**DESCRIPTION OF THE TASK**
Pull each line containing "this" out of the data and copy it.

**PROVIDED MATERIAL**

_____

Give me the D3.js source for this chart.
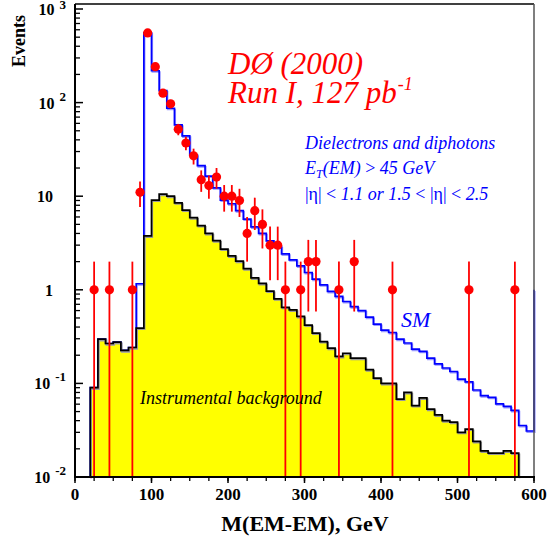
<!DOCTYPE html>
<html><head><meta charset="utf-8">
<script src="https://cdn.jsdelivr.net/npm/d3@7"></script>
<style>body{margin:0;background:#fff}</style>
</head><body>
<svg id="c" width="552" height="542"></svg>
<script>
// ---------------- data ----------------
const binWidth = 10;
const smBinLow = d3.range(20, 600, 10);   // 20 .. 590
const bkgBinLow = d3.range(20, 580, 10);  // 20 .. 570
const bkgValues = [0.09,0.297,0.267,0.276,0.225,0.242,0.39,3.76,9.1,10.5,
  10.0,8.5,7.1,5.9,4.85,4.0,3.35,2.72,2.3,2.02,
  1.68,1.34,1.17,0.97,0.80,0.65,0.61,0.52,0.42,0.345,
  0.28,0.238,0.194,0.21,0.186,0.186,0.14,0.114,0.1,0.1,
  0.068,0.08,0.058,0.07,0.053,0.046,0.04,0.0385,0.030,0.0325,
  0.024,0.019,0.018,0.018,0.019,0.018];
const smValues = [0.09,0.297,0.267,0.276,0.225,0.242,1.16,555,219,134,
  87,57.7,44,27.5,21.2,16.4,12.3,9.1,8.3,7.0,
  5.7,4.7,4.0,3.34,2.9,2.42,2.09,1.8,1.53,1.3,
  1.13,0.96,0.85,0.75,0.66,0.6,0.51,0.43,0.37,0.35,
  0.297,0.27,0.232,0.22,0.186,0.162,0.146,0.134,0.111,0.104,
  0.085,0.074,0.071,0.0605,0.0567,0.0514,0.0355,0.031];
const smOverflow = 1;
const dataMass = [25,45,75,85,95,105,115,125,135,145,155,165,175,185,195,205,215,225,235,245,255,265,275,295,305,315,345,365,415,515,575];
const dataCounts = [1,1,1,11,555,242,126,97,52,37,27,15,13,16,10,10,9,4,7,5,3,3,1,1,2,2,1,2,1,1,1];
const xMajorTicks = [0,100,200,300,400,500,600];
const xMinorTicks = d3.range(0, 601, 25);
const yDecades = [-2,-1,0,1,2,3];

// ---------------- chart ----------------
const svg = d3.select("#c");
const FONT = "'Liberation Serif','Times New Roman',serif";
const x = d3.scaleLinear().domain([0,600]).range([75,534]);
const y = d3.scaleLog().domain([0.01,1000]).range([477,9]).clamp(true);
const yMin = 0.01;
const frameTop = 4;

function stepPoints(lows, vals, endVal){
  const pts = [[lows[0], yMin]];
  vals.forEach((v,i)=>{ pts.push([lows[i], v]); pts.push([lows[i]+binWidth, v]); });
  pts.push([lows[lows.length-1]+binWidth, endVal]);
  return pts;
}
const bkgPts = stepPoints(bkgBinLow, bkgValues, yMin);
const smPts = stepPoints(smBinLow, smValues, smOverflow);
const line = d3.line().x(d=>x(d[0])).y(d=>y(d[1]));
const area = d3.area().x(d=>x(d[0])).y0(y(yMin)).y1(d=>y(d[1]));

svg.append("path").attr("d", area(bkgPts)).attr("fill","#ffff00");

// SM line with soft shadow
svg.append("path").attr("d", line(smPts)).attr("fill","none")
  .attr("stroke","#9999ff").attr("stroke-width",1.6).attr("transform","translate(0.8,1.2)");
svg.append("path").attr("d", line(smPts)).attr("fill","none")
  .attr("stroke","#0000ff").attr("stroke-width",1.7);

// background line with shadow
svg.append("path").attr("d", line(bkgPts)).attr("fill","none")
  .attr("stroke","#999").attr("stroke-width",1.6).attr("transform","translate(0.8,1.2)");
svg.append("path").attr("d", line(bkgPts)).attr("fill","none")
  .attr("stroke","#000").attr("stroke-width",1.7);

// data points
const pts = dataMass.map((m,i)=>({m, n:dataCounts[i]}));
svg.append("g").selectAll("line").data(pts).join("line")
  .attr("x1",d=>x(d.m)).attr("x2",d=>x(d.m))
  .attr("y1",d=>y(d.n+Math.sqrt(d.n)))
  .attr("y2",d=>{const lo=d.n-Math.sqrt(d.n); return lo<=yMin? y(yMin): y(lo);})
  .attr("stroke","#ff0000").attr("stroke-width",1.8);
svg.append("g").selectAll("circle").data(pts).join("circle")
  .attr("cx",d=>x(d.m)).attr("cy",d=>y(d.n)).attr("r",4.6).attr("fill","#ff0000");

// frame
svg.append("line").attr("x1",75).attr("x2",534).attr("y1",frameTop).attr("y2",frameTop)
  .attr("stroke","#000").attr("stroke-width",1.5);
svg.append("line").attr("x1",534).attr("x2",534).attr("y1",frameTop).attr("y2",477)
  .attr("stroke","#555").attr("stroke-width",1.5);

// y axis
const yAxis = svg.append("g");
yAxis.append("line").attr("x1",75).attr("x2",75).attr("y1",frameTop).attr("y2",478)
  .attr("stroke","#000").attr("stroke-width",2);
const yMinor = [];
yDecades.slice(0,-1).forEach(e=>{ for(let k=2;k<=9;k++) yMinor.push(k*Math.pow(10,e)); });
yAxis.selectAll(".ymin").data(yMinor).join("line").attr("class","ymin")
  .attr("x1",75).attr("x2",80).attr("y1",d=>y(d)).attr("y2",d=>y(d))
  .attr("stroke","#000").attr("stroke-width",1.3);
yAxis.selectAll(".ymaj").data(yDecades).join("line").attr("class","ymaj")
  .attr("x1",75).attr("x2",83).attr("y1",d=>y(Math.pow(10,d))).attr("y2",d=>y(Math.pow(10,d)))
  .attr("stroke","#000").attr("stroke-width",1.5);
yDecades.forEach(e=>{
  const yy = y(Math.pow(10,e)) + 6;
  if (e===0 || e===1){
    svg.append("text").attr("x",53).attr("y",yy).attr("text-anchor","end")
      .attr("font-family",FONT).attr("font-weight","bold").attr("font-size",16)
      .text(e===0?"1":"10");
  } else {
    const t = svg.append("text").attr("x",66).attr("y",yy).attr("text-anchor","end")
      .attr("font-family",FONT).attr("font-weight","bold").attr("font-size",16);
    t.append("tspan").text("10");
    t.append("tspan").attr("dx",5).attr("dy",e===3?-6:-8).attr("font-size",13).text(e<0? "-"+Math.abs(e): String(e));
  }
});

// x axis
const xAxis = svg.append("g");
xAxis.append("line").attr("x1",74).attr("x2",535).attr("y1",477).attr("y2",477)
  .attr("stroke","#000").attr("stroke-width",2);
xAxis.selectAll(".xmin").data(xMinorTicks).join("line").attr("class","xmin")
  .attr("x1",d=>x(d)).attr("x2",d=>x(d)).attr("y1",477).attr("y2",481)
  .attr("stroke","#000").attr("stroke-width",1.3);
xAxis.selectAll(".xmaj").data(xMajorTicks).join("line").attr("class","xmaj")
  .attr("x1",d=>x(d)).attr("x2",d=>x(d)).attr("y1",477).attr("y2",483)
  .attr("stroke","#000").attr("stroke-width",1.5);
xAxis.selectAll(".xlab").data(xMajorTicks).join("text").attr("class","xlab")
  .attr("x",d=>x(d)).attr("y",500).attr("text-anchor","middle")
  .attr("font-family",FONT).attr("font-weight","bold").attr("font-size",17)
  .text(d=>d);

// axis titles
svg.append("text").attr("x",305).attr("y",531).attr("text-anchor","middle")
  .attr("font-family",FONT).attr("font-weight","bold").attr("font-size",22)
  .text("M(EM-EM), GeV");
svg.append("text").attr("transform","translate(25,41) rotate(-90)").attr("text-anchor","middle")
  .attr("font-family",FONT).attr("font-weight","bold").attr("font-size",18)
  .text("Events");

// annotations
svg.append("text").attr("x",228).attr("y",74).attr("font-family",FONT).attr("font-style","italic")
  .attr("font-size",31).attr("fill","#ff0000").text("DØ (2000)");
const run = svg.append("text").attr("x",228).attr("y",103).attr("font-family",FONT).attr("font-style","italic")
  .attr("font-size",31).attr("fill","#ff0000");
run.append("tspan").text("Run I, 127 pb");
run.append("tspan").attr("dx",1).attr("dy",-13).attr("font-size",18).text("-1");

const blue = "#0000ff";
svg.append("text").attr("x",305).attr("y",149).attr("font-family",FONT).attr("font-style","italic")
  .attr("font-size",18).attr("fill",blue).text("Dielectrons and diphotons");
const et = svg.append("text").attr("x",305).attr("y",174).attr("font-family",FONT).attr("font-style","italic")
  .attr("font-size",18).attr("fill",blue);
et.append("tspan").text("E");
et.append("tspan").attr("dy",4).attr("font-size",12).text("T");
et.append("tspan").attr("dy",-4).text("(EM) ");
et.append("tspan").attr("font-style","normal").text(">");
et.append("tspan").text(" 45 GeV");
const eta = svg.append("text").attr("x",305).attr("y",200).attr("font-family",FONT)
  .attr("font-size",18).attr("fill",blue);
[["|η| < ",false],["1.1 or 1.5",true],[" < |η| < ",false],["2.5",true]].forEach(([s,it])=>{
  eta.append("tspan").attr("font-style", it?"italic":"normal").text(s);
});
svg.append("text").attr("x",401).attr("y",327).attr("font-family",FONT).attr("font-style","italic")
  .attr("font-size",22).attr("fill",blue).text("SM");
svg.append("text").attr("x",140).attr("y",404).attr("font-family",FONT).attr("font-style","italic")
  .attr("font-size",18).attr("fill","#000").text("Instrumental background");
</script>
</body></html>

_____

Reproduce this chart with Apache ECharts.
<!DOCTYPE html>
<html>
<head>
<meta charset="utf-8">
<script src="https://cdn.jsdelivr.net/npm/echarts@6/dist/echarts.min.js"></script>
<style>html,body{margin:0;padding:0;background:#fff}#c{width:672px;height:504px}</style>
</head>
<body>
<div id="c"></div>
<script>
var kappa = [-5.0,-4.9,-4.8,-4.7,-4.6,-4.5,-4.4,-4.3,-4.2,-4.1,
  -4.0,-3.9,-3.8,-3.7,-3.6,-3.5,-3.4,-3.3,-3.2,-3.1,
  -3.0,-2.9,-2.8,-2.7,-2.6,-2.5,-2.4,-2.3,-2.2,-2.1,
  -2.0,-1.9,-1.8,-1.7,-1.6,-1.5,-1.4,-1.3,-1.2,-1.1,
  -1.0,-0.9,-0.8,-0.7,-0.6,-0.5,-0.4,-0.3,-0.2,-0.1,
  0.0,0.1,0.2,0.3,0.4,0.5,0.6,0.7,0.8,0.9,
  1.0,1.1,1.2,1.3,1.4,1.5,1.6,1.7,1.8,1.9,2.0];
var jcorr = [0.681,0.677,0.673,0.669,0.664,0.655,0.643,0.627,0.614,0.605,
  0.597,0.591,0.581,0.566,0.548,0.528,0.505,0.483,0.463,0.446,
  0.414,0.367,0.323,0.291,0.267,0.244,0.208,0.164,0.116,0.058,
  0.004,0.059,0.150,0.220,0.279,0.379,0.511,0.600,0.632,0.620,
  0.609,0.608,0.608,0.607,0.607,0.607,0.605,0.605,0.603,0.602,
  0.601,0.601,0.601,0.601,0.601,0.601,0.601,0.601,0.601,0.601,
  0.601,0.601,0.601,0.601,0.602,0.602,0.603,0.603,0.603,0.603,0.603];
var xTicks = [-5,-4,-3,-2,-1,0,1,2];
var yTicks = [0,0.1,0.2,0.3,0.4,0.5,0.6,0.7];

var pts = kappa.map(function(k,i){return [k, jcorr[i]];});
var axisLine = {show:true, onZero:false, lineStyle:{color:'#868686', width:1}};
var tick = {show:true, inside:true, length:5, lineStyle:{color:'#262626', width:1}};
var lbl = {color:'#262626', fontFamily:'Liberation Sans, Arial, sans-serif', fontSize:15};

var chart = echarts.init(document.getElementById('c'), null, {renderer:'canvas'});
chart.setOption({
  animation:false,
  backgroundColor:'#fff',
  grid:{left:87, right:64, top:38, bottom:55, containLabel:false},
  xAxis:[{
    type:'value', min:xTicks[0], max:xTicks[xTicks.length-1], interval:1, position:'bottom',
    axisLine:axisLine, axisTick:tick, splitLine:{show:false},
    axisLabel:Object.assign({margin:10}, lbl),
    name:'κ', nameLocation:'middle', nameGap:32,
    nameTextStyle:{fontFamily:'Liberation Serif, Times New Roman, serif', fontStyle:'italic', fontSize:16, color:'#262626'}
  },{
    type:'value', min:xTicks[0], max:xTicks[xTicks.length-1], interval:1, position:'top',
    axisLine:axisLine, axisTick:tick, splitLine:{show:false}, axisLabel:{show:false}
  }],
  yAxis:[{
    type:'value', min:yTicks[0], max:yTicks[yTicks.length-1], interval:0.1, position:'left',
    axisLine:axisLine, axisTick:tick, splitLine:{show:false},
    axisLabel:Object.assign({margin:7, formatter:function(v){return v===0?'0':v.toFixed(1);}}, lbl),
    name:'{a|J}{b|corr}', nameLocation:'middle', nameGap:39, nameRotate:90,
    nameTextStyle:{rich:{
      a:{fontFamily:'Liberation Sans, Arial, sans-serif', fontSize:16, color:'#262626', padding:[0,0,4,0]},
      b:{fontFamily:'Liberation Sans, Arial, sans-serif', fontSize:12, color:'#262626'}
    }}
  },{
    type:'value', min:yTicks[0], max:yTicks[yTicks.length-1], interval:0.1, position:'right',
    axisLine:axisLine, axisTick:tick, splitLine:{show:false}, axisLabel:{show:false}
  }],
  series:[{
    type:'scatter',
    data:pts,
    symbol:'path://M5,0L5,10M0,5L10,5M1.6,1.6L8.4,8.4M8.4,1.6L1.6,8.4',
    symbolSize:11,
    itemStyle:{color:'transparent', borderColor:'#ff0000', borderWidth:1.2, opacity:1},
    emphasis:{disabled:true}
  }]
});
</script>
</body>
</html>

_____

**SOLUTION TO THE EXERCISE**
Give me the D3.js source for this chart.
Reproduce this chart with Apache ECharts.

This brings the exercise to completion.